There are also people, who are on the face of it sane and adjusted, who defend such vigilantism, within the political establishment and outside of it. This is a direct consequence of the frenzied demolition of the Babri masjid by hooligans and the mass murder of Muslims in Gujarat, followed, it has to be said, by the equally psychopathic immolation of innocents in Godhra.
If Ayodhya has practically and politically desensitised large sections of the majority community, thereby doing it a huge disservice, its effect on the Muslim community has been no less deleterious. By promoting, or radically enhancing, a siege mentality within the minority community, it has promoted within it the influence of precisely those who should be marginalised: the fundamentalists who disseminate obscurantist versions of Islam with the sole aim of enhancing their ‘spiritual’, social and political hold on the community. The demolition of the Babri masjid and the post-Godhra riots have also helped radicalise Muslim youth, making it literally a no-win outcome.

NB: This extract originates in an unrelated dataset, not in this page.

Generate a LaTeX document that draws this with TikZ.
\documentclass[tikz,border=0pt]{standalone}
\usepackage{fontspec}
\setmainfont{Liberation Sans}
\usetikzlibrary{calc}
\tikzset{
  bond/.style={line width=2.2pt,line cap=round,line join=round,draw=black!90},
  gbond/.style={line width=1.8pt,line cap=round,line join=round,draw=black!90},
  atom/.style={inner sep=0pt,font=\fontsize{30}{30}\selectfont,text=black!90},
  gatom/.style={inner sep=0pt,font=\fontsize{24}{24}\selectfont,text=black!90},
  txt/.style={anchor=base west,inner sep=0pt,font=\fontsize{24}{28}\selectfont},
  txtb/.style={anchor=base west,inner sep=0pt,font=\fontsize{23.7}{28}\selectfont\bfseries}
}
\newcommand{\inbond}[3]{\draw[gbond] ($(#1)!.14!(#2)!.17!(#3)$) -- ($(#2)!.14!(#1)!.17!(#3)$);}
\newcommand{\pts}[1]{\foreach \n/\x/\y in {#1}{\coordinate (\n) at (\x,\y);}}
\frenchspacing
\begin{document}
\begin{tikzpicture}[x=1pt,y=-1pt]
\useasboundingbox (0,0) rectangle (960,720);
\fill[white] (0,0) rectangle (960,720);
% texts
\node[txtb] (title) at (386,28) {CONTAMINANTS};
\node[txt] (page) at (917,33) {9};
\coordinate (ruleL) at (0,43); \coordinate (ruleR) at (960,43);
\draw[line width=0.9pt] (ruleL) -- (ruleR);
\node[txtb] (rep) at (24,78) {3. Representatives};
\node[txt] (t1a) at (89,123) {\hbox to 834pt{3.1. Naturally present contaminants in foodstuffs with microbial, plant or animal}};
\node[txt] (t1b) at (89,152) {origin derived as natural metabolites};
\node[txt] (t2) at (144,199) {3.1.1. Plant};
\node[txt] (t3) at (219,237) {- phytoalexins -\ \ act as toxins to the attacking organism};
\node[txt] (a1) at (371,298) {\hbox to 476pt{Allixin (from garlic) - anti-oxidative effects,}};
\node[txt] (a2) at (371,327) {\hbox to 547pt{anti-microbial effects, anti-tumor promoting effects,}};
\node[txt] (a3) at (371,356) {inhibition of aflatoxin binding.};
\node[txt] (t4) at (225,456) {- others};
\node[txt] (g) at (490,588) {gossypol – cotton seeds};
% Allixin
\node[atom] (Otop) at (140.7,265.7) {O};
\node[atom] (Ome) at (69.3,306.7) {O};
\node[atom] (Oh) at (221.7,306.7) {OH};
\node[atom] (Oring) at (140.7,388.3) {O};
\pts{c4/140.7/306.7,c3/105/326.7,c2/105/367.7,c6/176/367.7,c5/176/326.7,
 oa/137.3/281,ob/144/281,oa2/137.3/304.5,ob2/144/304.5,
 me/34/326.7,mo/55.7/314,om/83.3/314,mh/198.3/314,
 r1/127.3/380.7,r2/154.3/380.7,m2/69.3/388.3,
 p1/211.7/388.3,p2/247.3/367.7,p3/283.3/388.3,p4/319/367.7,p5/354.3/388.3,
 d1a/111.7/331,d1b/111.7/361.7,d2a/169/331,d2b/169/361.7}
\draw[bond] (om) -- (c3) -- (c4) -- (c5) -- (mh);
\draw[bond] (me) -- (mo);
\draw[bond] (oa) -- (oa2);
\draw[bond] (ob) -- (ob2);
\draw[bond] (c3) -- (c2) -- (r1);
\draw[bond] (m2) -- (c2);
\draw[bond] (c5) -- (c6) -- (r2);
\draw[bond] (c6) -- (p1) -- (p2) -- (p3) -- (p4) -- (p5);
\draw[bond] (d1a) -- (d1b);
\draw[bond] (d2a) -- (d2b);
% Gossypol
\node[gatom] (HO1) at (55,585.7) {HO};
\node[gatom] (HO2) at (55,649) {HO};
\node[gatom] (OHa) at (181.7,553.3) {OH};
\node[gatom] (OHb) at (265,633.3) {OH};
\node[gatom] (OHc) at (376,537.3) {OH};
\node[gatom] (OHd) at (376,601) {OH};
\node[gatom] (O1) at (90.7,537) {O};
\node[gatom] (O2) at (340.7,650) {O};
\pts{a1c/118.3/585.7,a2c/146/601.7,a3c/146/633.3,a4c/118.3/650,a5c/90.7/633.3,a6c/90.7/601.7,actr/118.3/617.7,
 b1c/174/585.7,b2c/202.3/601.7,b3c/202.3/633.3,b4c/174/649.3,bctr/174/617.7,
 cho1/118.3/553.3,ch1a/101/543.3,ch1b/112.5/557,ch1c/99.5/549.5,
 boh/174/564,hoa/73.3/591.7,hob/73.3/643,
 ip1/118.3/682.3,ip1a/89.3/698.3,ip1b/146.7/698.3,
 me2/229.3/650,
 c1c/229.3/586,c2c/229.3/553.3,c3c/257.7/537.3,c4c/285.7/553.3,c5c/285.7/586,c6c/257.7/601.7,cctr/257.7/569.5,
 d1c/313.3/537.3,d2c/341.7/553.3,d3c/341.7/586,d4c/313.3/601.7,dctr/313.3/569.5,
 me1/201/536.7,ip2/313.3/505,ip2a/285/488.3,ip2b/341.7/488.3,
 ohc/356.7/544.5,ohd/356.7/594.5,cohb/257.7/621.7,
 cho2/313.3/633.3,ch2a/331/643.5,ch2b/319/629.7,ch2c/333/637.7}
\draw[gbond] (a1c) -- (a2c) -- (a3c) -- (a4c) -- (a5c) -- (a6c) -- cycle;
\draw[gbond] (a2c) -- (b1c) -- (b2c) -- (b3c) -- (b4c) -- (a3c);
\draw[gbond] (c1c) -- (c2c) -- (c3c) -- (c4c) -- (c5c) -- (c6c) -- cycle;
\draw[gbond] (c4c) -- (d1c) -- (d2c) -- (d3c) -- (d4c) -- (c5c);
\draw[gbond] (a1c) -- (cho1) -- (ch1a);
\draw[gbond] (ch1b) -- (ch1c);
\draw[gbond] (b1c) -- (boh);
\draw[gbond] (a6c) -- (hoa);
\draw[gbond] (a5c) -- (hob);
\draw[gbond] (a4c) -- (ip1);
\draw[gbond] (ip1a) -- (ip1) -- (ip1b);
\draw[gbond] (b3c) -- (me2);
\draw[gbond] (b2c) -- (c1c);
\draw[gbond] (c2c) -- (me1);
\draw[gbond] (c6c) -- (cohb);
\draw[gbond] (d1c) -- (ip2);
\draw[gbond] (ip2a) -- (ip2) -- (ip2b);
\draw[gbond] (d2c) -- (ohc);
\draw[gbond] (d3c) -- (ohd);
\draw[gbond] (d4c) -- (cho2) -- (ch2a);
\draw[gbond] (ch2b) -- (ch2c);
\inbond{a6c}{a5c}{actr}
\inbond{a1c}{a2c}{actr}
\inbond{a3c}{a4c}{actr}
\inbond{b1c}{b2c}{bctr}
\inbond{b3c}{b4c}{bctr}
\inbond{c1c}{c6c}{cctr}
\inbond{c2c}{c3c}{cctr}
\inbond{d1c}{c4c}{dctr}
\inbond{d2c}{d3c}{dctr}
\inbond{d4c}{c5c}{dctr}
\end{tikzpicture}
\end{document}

As the citizens go about their daily lives they can barely escape the shadow of Ayodhya. For the faithful, of all religions, who do not want to allow politicians to hijack their belief, there is now the understanding that they have been deprived of the choice of being faithful and sane, not communal. And the agnostics and atheists can only look on in dismay as they see India take several sharp turns towards theocracy.
The author is an independent journalist and researcher. The views are personal.